This is a thoughtful and insightful e-mail from a reader of the Daily Dish about the traumatic effects of the three assassinations of the 60s had on his generation and how he sees Obama as fitting in the mold of those three lions cut down in their prime (JFK, MLK, and RFK for you kidlings out there).
My nascent political worldview was formed by those experiences: there was a progressive force in our country, and a reactionary one. The forces of reaction would stop at nothing, including murder, to stop progressive change. Of course I realized there was no connection between the three assassinations--except there was. There was something in the air, or rather under the surface, some dark unconscious collective force--the American shadow.

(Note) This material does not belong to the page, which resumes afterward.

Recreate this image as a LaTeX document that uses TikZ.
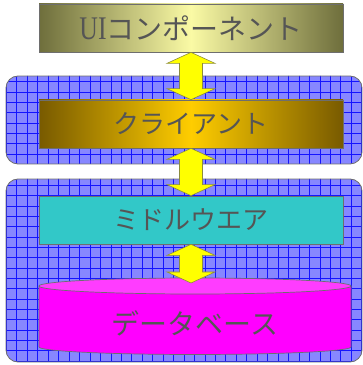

Read the history of that time as prose, and this take on causality seems ridiculous, if not paranoid: given the three completely unconnected assassins--two of whom apparently acted alone--you have nothing more here than random coincidence. Read it as poetry, though, with the heart, and you understand there is no coincidence. Both views, of course, are true.

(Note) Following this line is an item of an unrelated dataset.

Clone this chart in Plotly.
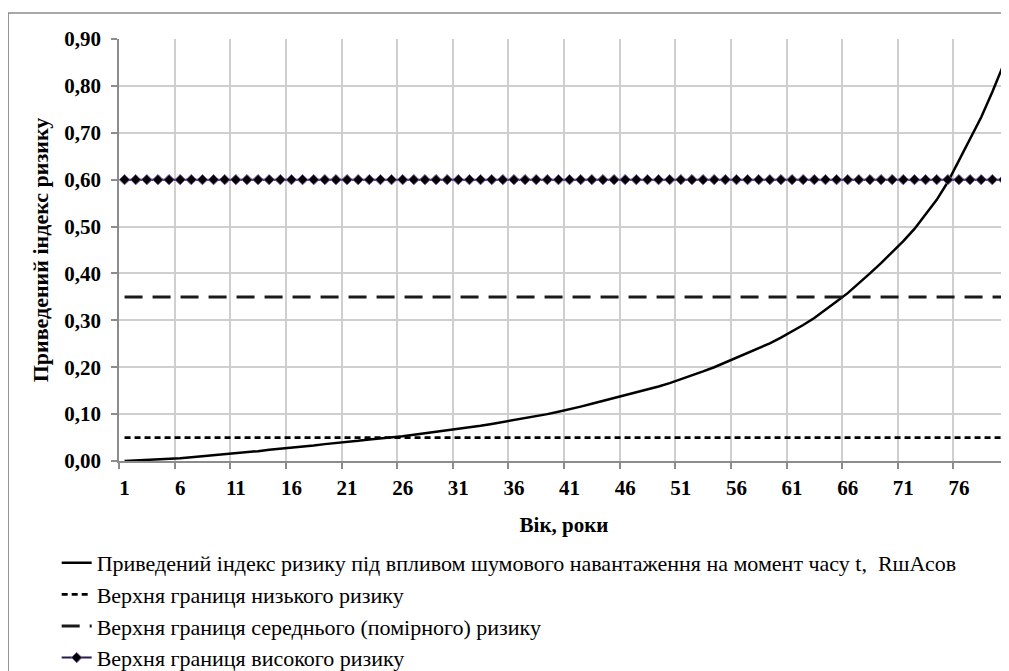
import plotly.graph_objects as go

ages = list(range(1, 81))
risk_index = [
    0.000, 0.001, 0.002, 0.003, 0.004, 0.006, 0.008, 0.010, 0.012, 0.014,
    0.017, 0.019, 0.021, 0.024, 0.026, 0.029, 0.031, 0.033, 0.036, 0.038,
    0.041, 0.043, 0.046, 0.048, 0.050, 0.053, 0.056, 0.059, 0.062, 0.065,
    0.068, 0.071, 0.075, 0.079, 0.083, 0.087, 0.091, 0.095, 0.100, 0.105,
    0.110, 0.116, 0.122, 0.128, 0.134, 0.140, 0.146, 0.152, 0.159, 0.166,
    0.174, 0.182, 0.191, 0.200, 0.210, 0.220, 0.230, 0.240, 0.251, 0.263,
    0.276, 0.290, 0.305, 0.322, 0.340, 0.358, 0.378, 0.400, 0.422, 0.445,
    0.469, 0.495, 0.525, 0.557, 0.595, 0.640, 0.685, 0.733, 0.787, 0.845,
]
low_limit = [0.05] * 80
mid_limit = [0.35] * 80
high_limit = [0.60] * 80

names = [
    "Приведений індекс ризику під впливом шумового навантаження на момент часу t,  RшАсов",
    "Верхня границя низького ризику",
    "Верхня границя середнього (помірного) ризику",
    "Верхня границя високого ризику",
]

FONT = "Liberation Serif"

fig = go.Figure()
fig.add_trace(go.Scatter(x=ages, y=risk_index, mode="lines", name=names[0],
                         line=dict(color="black", width=2.5), legendgroup="a"))
fig.add_trace(go.Scatter(x=ages, y=low_limit, mode="lines", name=names[1],
                         line=dict(color="black", width=2.8, dash="6px,4px"), legendgroup="b"))
fig.add_trace(go.Scatter(x=ages, y=mid_limit, mode="lines", name=names[2],
                         line=dict(color="#1a1a1a", width=3, dash="18px,10px"), legendgroup="c"))
fig.add_trace(go.Scatter(x=ages, y=high_limit, mode="lines+markers", name=names[3],
                         line=dict(color="#2a1a4a", width=2),
                         marker=dict(symbol="diamond", size=8, color="black",
                                     line=dict(color="#7a5aa8", width=1)),
                         legendgroup="d"))

# page body has an 8px margin; work in page pixels and convert
OFF = 8
W, H = 1009 - OFF, 671 - OFF
PLOT_L, PLOT_T, PLOT_B = 119.3, 39, 461   # page pixels
L = PLOT_L - OFF
T = PLOT_T - OFF
B = H - (PLOT_B - OFF)
R = 0
pw = W - L - R
ph = H - T - B

def px_to_paper_x(px):
    return (px - OFF - L) / pw

def py_to_paper_y(py):
    return (PLOT_B - py) / ph

fig.update_layout(
    width=W, height=H,
    margin=dict(l=L, r=R, t=T, b=B, pad=0, autoexpand=False),
    paper_bgcolor="white", plot_bgcolor="white",
    separators=", ",
    font=dict(family=FONT, color="black"),
    showlegend=True,
    legend=dict(
        x=px_to_paper_x(57), y=py_to_paper_y(542), xanchor="left", yanchor="top",
        font=dict(family=FONT, size=22, color="black"),
        tracegroupgap=0, bgcolor="rgba(0,0,0,0)",
    ),
    xaxis=dict(
        range=[0.5, 80.5], tickmode="linear", tick0=1, dtick=5,
        showgrid=False, ticks="", ticklen=0, ticklabelstandoff=7,
        tickfont=dict(family=FONT, size=21, color="black", weight="bold"),
        showline=True, linecolor="#8c8c8c", linewidth=1.5,
        zeroline=False, automargin=False,
        minor=dict(tick0=0.5, dtick=5, showgrid=True, gridcolor="#cfcfcf", gridwidth=1.5,
                   ticks="outside", ticklen=6, tickcolor="#8c8c8c", tickwidth=1.5),
        title=dict(text="<b>Вік, роки</b>", font=dict(family=FONT, size=21, color="black"), standoff=18),
    ),
    yaxis=dict(
        range=[0, 0.9], tickmode="linear", tick0=0, dtick=0.1, tickformat=".2f",
        showgrid=True, gridcolor="#cfcfcf", gridwidth=1.5,
        ticks="outside", ticklen=6, tickcolor="#8c8c8c", tickwidth=1.5,
        ticklabelstandoff=6,
        tickfont=dict(family=FONT, size=21, color="black", weight="bold"),
        showline=True, linecolor="#8c8c8c", linewidth=1.5,
        zeroline=False, automargin=False,
        title=dict(text="<b>Приведений індекс ризику</b>", font=dict(family=FONT, size=22, color="black"), standoff=10),
    ),
    shapes=[dict(type="rect", xref="paper", yref="paper",
                 x0=px_to_paper_x(8.5), x1=px_to_paper_x(1040),
                 y0=py_to_paper_y(720), y1=py_to_paper_y(13),
                 line=dict(color="#8c8c8c", width=1.5), fillcolor="rgba(0,0,0,0)", layer="below")],
)

fig.write_html("out.html")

What happened then--the decapitation of the progressive liberal force in this country, just as it's next generation was reaching adulthood--has everything to do with Obama today. He's the dream deferred, the inheritor of myth. So the Grateful Dead will play for him on Monday, and I will vote for him on Tuesday, not to bypass something we Boomers started--because believe me, we did not start the great divide--but to finish the battle we began then and fulfill what was always, always our dream--the same dream that we are dreaming today, and that Barack and Michelle describe so eloquently every time they speak: justice, unity, freedom--not as abstract principles, but as real, on-the-ground, shared American realities. It's been a long time coming.…

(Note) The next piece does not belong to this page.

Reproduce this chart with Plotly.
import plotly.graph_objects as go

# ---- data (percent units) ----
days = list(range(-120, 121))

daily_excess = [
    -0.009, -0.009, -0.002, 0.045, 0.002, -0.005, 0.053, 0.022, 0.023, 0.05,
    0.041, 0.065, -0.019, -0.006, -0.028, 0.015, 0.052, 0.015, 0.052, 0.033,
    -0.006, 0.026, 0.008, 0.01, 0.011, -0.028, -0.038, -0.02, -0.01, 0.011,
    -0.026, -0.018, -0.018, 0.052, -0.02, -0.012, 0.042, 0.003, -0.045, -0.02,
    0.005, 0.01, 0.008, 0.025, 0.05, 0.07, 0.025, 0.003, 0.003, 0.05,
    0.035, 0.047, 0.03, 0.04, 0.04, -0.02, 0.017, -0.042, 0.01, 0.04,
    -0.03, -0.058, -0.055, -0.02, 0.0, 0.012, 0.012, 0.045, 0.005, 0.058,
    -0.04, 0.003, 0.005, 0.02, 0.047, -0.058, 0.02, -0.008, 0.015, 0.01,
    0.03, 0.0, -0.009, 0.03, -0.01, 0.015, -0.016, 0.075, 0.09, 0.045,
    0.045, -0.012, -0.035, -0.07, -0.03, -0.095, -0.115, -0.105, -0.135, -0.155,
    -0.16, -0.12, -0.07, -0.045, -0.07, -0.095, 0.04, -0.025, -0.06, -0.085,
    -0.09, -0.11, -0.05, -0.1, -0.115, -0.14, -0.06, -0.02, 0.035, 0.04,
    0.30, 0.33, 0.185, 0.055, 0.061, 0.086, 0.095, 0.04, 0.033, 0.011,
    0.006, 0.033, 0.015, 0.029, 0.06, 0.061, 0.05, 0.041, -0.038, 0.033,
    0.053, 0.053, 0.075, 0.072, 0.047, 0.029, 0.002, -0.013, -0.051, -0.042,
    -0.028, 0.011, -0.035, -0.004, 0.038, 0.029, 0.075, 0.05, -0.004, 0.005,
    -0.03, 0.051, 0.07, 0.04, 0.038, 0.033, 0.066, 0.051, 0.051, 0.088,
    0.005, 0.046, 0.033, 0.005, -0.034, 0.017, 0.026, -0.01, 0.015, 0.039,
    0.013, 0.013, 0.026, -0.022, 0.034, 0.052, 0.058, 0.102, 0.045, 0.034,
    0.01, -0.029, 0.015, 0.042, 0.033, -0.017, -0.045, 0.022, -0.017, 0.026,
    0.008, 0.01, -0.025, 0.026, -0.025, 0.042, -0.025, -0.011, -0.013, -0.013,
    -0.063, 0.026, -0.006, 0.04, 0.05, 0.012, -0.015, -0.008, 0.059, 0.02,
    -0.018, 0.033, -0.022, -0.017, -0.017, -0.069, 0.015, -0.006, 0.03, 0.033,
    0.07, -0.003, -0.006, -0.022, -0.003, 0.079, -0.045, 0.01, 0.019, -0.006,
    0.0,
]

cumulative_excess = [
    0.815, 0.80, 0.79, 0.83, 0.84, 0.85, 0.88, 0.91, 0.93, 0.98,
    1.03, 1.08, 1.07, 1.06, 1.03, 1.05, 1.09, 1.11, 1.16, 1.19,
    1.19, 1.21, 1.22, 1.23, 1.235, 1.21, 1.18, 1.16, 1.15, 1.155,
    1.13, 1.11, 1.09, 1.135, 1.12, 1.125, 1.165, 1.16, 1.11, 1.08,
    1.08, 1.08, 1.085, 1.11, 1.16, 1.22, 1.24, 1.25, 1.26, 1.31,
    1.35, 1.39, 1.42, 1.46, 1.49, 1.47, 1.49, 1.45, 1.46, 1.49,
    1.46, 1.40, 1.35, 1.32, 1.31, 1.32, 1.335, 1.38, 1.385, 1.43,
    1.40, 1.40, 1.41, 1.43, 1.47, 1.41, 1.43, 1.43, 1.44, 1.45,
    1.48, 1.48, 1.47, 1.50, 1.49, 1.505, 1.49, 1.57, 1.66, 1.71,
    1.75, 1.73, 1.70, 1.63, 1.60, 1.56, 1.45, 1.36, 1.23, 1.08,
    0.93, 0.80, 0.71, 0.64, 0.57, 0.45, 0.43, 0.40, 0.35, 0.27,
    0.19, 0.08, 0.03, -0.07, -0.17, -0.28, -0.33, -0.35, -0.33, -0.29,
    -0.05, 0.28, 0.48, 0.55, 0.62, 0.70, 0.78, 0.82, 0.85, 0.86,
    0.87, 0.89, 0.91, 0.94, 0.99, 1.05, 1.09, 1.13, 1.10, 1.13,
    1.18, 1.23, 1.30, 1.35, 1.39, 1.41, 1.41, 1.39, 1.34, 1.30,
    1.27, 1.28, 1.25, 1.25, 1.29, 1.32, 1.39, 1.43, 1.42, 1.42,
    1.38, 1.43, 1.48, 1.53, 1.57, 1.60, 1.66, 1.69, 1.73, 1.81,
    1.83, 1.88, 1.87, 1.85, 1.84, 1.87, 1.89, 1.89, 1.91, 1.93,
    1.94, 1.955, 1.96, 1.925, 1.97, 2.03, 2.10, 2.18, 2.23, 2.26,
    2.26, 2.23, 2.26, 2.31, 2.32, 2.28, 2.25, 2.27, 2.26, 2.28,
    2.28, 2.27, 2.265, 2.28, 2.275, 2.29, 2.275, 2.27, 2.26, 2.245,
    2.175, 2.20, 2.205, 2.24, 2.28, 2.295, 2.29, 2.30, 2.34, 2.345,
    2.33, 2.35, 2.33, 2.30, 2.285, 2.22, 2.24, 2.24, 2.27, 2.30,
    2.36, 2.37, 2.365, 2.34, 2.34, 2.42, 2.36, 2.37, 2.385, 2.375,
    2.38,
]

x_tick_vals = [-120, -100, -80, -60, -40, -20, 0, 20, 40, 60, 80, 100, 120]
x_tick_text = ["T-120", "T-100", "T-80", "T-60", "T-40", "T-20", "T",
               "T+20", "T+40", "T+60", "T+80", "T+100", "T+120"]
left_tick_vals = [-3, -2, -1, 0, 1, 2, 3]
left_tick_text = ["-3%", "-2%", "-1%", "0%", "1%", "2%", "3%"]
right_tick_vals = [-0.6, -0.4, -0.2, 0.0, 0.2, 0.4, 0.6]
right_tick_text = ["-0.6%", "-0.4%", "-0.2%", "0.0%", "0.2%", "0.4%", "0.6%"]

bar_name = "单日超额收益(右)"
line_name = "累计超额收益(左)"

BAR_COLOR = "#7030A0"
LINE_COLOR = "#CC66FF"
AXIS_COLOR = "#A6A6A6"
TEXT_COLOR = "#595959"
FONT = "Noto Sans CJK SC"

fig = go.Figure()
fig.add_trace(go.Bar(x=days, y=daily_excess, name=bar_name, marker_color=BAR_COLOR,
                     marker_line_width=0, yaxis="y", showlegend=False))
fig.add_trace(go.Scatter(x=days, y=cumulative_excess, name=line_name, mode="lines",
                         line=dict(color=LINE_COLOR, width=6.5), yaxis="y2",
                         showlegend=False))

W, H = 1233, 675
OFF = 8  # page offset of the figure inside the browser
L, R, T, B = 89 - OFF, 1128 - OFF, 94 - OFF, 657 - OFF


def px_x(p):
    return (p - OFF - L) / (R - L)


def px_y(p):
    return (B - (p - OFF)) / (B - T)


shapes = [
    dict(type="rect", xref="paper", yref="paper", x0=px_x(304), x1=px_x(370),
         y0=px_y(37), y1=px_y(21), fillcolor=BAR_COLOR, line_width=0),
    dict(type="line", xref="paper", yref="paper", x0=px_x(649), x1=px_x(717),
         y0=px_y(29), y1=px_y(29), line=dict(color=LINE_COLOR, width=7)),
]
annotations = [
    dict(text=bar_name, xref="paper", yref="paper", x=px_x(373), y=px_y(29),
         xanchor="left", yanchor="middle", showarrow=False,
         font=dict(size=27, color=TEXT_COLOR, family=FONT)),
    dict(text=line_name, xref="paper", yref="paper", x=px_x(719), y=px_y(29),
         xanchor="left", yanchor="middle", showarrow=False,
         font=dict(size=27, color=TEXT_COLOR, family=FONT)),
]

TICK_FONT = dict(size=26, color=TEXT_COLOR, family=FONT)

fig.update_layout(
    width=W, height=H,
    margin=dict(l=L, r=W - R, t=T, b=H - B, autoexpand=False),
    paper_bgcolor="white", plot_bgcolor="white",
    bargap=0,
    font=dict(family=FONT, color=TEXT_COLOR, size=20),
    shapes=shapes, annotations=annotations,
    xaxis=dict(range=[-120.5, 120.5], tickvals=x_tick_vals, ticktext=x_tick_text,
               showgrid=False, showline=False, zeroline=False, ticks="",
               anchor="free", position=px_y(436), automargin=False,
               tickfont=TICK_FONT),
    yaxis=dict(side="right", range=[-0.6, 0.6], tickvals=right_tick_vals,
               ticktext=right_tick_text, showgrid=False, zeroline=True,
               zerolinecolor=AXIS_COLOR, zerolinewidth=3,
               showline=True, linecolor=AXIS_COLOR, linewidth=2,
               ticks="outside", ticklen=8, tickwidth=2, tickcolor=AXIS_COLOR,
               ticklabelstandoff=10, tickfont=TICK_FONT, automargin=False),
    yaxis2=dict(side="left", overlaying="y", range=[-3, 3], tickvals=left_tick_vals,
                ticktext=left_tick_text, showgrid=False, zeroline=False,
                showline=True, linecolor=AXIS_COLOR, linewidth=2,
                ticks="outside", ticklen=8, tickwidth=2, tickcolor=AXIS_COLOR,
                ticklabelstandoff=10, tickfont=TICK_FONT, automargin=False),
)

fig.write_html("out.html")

The genius of Obama--and it is a spiritual genius--is he quiets that old nightmare. He lifts us beyond. He wakes us up, brings us together--the true opposite to Bush and Rove, who drove us deeper into drugged sleep and division, day by day. That was your point in "Goodbye to All That", and it was well said. But don't blame the Boomers--left or right--for a war that's been going on forever. And don't underestimate the sleeping giant we Boomers--especially we liberal Boomers--represent. We have not forgotten our dreams.